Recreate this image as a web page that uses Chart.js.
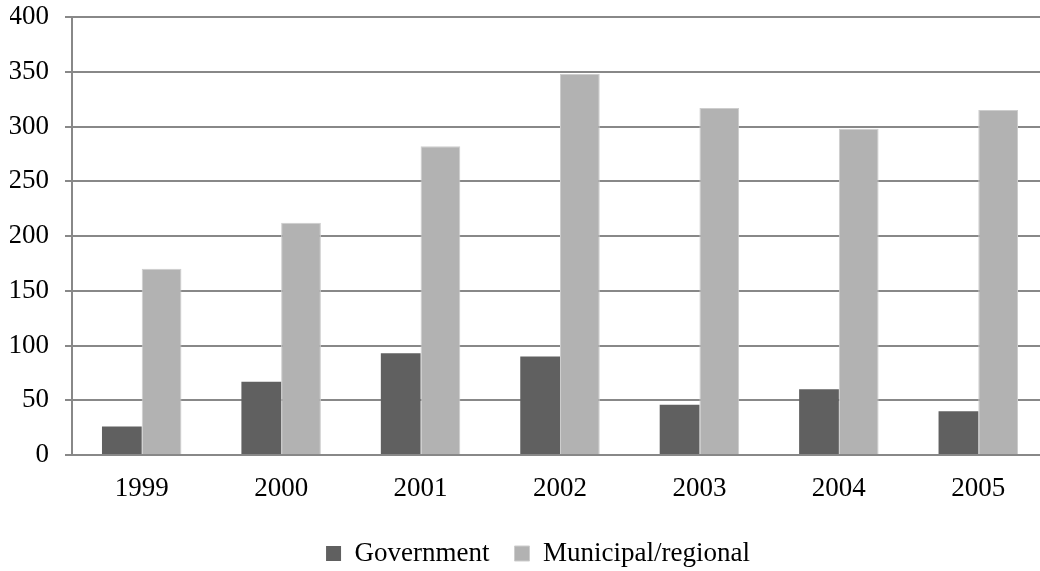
<!DOCTYPE html>
<html>
<head>
<meta charset="utf-8">
<script src="https://cdn.jsdelivr.net/npm/chart.js@4/dist/chart.umd.min.js"></script>
<style>
  html, body { margin: 0; padding: 0; background: #fff; overflow: hidden; }
  #wrap { width: 1040px; height: 571px; overflow: hidden; }
  canvas { display: block; }
</style>
</head>
<body>
<div id="wrap"><canvas id="c" width="1048" height="571"></canvas></div>
<script>
const categories = ['1999', '2000', '2001', '2002', '2003', '2004', '2005'];
const governmentValues = [26, 67, 93, 90, 46, 60, 40];
const municipalValues = [170, 212, 282, 348, 317, 298, 315];
const yTicks = [0, 50, 100, 150, 200, 250, 300, 350, 400];
const seriesNames = ['Government', 'Municipal/regional'];

const FONT = '"Liberation Serif", "Times New Roman", serif';
const FONT_SIZE = 27;

// shift the centred legend slightly to the right, as in the reference
const legendShift = {
  id: 'legendShift',
  afterLayout(chart) {
    const lg = chart.legend;
    if (lg) { lg.left += 9; lg.right += 9; }
  }
};

new Chart(document.getElementById('c'), {
  type: 'bar',
  data: {
    labels: categories,
    datasets: [
      {
        label: seriesNames[0],
        data: governmentValues,
        backgroundColor: '#606060',
        borderWidth: 0,
        categoryPercentage: 0.57,
        barPercentage: 1.0
      },
      {
        label: seriesNames[1],
        data: municipalValues,
        backgroundColor: '#b2b2b2',
        borderColor: '#cdcdcd',
        borderWidth: 1,
        categoryPercentage: 0.57,
        barPercentage: 1.0
      }
    ]
  },
  options: {
    responsive: false,
    animation: false,
    devicePixelRatio: 1,
    layout: { padding: { top: 17, right: 0, left: 10, bottom: -6 } },
    plugins: {
      tooltip: { enabled: false },
      legend: {
        position: 'bottom',
        labels: {
          font: { family: FONT, size: FONT_SIZE },
          color: '#000',
          boxWidth: 15,
          boxHeight: 15,
          padding: 25
        }
      }
    },
    scales: {
      x: {
        grid: { display: false, drawTicks: false },
        border: { display: true, color: '#888888', width: 2 },
        ticks: { font: { family: FONT, size: FONT_SIZE }, color: '#000', padding: 18, maxRotation: 0 },
        afterFit: (s) => { s.height = 60; }
      },
      y: {
        min: 0,
        max: 400,
        afterBuildTicks: (axis) => { axis.ticks = yTicks.map(v => ({ value: v })); },
        grid: { color: '#888888', lineWidth: 2, tickLength: 7, drawTicks: true },
        border: { display: true, color: '#888888', width: 2 },
        ticks: { font: { family: FONT, size: FONT_SIZE }, color: '#000', padding: 16 },
        afterFit: (s) => { s.width = 62; s.paddingTop = 0; s.paddingBottom = 0; }
      }
    }
  },
  plugins: [legendShift]
});
</script>
</body>
</html>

Set exercise → Copy the material above exactly and drop the pictures.

Worked answer →
Recreate this image as a web page that uses Chart.js.
<!DOCTYPE html>
<html>
<head>
<meta charset="utf-8">
<script src="https://cdn.jsdelivr.net/npm/chart.js@4/dist/chart.umd.min.js"></script>
<style>
  html, body { margin: 0; padding: 0; background: #fff; overflow: hidden; }
  #wrap { width: 1040px; height: 571px; overflow: hidden; }
  canvas { display: block; }
</style>
</head>
<body>
<div id="wrap"><canvas id="c" width="1048" height="571"></canvas></div>
<script>
const categories = ['1999', '2000', '2001', '2002', '2003', '2004', '2005'];
const governmentValues = [26, 67, 93, 90, 46, 60, 40];
const municipalValues = [170, 212, 282, 348, 317, 298, 315];
const yTicks = [0, 50, 100, 150, 200, 250, 300, 350, 400];
const seriesNames = ['Government', 'Municipal/regional'];

const FONT = '"Liberation Serif", "Times New Roman", serif';
const FONT_SIZE = 27;

// shift the centred legend slightly to the right, as in the reference
const legendShift = {
  id: 'legendShift',
  afterLayout(chart) {
    const lg = chart.legend;
    if (lg) { lg.left += 9; lg.right += 9; }
  }
};

new Chart(document.getElementById('c'), {
  type: 'bar',
  data: {
    labels: categories,
    datasets: [
      {
        label: seriesNames[0],
        data: governmentValues,
        backgroundColor: '#606060',
        borderWidth: 0,
        categoryPercentage: 0.57,
        barPercentage: 1.0
      },
      {
        label: seriesNames[1],
        data: municipalValues,
        backgroundColor: '#b2b2b2',
        borderColor: '#cdcdcd',
        borderWidth: 1,
        categoryPercentage: 0.57,
        barPercentage: 1.0
      }
    ]
  },
  options: {
    responsive: false,
    animation: false,
    devicePixelRatio: 1,
    layout: { padding: { top: 17, right: 0, left: 10, bottom: -6 } },
    plugins: {
      tooltip: { enabled: false },
      legend: {
        position: 'bottom',
        labels: {
          font: { family: FONT, size: FONT_SIZE },
          color: '#000',
          boxWidth: 15,
          boxHeight: 15,
          padding: 25
        }
      }
    },
    scales: {
      x: {
        grid: { display: false, drawTicks: false },
        border: { display: true, color: '#888888', width: 2 },
        ticks: { font: { family: FONT, size: FONT_SIZE }, color: '#000', padding: 18, maxRotation: 0 },
        afterFit: (s) => { s.height = 60; }
      },
      y: {
        min: 0,
        max: 400,
        afterBuildTicks: (axis) => { axis.ticks = yTicks.map(v => ({ value: v })); },
        grid: { color: '#888888', lineWidth: 2, tickLength: 7, drawTicks: true },
        border: { display: true, color: '#888888', width: 2 },
        ticks: { font: { family: FONT, size: FONT_SIZE }, color: '#000', padding: 16 },
        afterFit: (s) => { s.width = 62; s.paddingTop = 0; s.paddingBottom = 0; }
      }
    }
  },
  plugins: [legendShift]
});
</script>
</body>
</html>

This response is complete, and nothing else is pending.